* [Task]:
Only the lines from the one containing "Write a web" through the one containing "const minorMult = [2, 3, 4, 5, 6, 7, 8, 9];" are wanted. Give them again exactly, both ends included.

* [Provided material]:
+++
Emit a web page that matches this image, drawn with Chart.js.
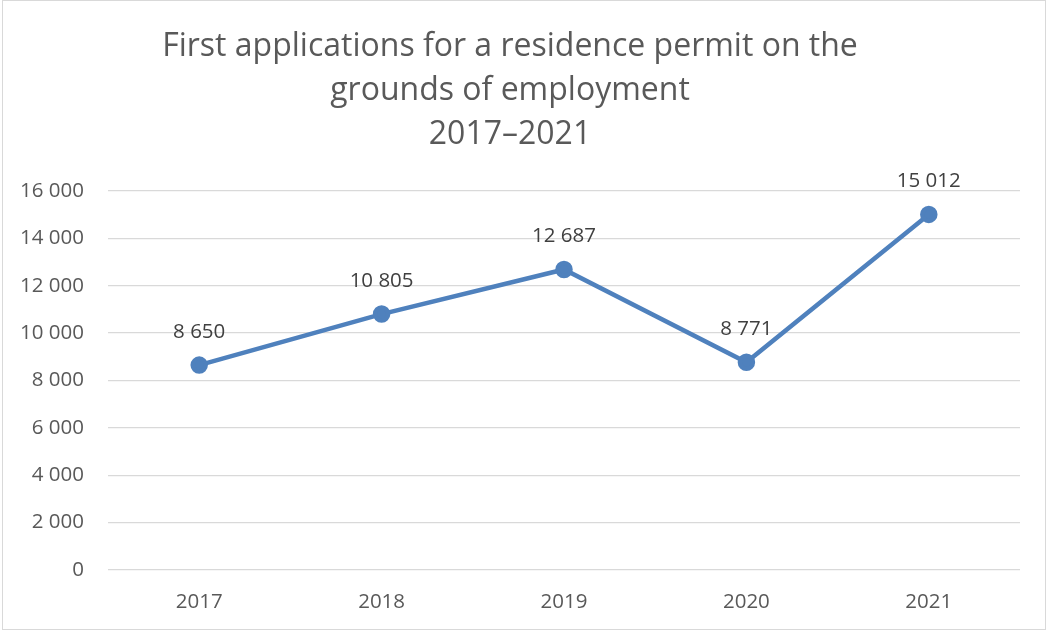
+++
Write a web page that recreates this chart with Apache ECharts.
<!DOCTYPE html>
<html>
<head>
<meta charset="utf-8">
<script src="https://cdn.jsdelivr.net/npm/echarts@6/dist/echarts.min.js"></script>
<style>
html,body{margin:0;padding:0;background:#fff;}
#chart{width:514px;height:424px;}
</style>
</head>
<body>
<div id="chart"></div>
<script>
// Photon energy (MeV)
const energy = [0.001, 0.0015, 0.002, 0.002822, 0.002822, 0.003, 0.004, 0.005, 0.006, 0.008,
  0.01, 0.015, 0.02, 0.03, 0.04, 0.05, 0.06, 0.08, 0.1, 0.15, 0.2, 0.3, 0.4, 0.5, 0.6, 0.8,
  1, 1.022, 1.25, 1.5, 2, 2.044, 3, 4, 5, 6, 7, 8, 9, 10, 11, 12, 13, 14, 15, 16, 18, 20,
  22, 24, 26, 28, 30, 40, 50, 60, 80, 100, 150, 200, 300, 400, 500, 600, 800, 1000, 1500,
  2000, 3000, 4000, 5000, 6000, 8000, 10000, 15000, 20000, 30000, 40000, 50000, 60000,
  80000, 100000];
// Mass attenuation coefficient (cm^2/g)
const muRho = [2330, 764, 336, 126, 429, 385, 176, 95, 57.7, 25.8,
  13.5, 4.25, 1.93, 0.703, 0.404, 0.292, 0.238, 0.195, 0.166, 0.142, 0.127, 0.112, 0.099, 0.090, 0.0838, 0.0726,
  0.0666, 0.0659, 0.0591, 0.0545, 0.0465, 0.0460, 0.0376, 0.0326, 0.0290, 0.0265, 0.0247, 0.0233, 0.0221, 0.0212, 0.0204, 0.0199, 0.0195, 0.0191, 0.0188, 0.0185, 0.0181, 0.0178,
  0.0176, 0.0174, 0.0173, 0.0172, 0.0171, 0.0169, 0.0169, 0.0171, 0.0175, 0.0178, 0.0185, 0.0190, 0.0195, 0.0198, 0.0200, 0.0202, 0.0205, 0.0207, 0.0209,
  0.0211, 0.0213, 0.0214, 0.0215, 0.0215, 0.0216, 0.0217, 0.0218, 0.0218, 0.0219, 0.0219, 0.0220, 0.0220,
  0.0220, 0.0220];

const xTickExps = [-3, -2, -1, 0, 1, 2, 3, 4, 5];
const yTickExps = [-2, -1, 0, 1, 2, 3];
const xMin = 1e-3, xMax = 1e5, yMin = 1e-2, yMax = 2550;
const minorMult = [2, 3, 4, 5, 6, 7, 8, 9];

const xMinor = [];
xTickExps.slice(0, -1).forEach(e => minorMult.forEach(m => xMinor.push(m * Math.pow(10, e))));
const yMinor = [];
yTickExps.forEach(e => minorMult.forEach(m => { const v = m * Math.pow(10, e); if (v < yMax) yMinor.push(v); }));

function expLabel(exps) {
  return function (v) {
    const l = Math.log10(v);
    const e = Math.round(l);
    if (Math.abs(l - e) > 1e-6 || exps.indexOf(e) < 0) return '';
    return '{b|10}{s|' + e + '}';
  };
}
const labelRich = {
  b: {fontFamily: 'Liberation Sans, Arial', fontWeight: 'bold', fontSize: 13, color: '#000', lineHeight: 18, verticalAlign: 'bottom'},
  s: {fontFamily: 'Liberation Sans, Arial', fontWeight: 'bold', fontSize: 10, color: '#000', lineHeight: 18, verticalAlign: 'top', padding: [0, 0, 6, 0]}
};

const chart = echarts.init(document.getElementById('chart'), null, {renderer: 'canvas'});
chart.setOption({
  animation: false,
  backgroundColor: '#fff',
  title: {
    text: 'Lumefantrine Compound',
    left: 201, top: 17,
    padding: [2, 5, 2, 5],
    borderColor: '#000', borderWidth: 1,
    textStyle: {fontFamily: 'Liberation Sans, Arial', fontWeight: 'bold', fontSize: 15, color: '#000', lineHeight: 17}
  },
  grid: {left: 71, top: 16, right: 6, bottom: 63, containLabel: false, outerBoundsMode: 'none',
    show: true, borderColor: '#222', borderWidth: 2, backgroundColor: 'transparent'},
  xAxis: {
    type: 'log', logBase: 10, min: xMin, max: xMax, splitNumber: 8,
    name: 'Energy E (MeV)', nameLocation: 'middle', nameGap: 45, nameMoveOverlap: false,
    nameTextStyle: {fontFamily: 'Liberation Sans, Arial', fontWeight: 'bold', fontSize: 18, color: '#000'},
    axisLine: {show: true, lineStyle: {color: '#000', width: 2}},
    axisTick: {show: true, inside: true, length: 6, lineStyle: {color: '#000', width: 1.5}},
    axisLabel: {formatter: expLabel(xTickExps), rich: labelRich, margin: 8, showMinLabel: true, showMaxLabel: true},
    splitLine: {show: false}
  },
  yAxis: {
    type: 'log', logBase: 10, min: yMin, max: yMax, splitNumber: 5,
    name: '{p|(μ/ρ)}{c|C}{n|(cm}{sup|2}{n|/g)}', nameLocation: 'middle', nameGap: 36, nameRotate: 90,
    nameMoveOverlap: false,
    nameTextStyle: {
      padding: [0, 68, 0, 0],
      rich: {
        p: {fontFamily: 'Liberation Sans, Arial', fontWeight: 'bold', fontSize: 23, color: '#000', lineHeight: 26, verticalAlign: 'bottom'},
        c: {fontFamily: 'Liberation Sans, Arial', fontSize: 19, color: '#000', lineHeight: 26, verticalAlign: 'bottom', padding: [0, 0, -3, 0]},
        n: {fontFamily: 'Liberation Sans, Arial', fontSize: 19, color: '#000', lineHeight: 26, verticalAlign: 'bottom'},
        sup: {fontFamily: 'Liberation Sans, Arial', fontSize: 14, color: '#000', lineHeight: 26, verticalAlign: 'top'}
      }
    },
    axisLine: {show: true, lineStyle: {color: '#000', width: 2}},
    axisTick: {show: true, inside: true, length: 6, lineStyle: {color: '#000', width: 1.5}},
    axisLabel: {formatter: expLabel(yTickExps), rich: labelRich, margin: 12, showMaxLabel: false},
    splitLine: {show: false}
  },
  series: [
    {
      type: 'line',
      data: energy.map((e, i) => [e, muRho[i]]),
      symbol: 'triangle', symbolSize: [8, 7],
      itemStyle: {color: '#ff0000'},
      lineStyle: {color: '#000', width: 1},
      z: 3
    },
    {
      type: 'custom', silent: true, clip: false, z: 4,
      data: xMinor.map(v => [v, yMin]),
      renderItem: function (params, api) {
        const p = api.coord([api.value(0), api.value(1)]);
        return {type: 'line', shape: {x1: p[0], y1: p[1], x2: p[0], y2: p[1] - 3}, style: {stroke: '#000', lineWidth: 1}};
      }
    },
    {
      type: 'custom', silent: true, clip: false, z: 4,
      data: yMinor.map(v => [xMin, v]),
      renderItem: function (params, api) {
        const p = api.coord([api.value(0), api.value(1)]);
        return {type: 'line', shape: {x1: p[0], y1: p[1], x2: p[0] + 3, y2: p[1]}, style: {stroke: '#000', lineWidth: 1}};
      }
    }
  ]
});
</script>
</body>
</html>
+++
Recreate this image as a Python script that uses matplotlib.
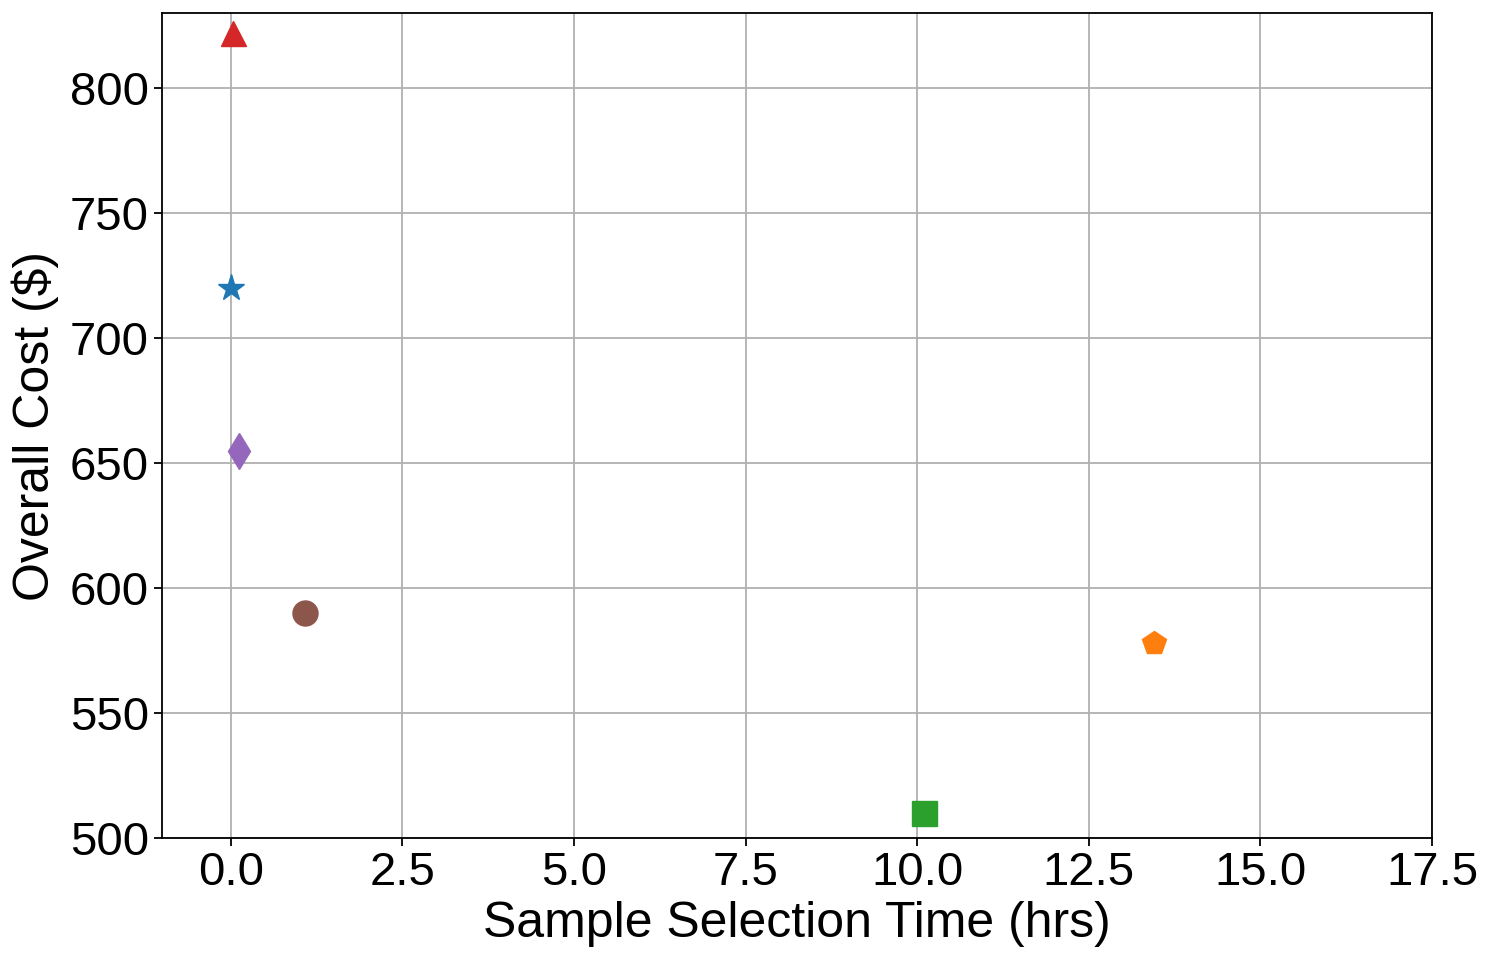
+++
* [Task response]:
Write a web page that recreates this chart with Apache ECharts.
<!DOCTYPE html>
<html>
<head>
<meta charset="utf-8">
<script src="https://cdn.jsdelivr.net/npm/echarts@6/dist/echarts.min.js"></script>
<style>
html,body{margin:0;padding:0;background:#fff;}
#chart{width:514px;height:424px;}
</style>
</head>
<body>
<div id="chart"></div>
<script>
// Photon energy (MeV)
const energy = [0.001, 0.0015, 0.002, 0.002822, 0.002822, 0.003, 0.004, 0.005, 0.006, 0.008,
  0.01, 0.015, 0.02, 0.03, 0.04, 0.05, 0.06, 0.08, 0.1, 0.15, 0.2, 0.3, 0.4, 0.5, 0.6, 0.8,
  1, 1.022, 1.25, 1.5, 2, 2.044, 3, 4, 5, 6, 7, 8, 9, 10, 11, 12, 13, 14, 15, 16, 18, 20,
  22, 24, 26, 28, 30, 40, 50, 60, 80, 100, 150, 200, 300, 400, 500, 600, 800, 1000, 1500,
  2000, 3000, 4000, 5000, 6000, 8000, 10000, 15000, 20000, 30000, 40000, 50000, 60000,
  80000, 100000];
// Mass attenuation coefficient (cm^2/g)
const muRho = [2330, 764, 336, 126, 429, 385, 176, 95, 57.7, 25.8,
  13.5, 4.25, 1.93, 0.703, 0.404, 0.292, 0.238, 0.195, 0.166, 0.142, 0.127, 0.112, 0.099, 0.090, 0.0838, 0.0726,
  0.0666, 0.0659, 0.0591, 0.0545, 0.0465, 0.0460, 0.0376, 0.0326, 0.0290, 0.0265, 0.0247, 0.0233, 0.0221, 0.0212, 0.0204, 0.0199, 0.0195, 0.0191, 0.0188, 0.0185, 0.0181, 0.0178,
  0.0176, 0.0174, 0.0173, 0.0172, 0.0171, 0.0169, 0.0169, 0.0171, 0.0175, 0.0178, 0.0185, 0.0190, 0.0195, 0.0198, 0.0200, 0.0202, 0.0205, 0.0207, 0.0209,
  0.0211, 0.0213, 0.0214, 0.0215, 0.0215, 0.0216, 0.0217, 0.0218, 0.0218, 0.0219, 0.0219, 0.0220, 0.0220,
  0.0220, 0.0220];

const xTickExps = [-3, -2, -1, 0, 1, 2, 3, 4, 5];
const yTickExps = [-2, -1, 0, 1, 2, 3];
const xMin = 1e-3, xMax = 1e5, yMin = 1e-2, yMax = 2550;
const minorMult = [2, 3, 4, 5, 6, 7, 8, 9];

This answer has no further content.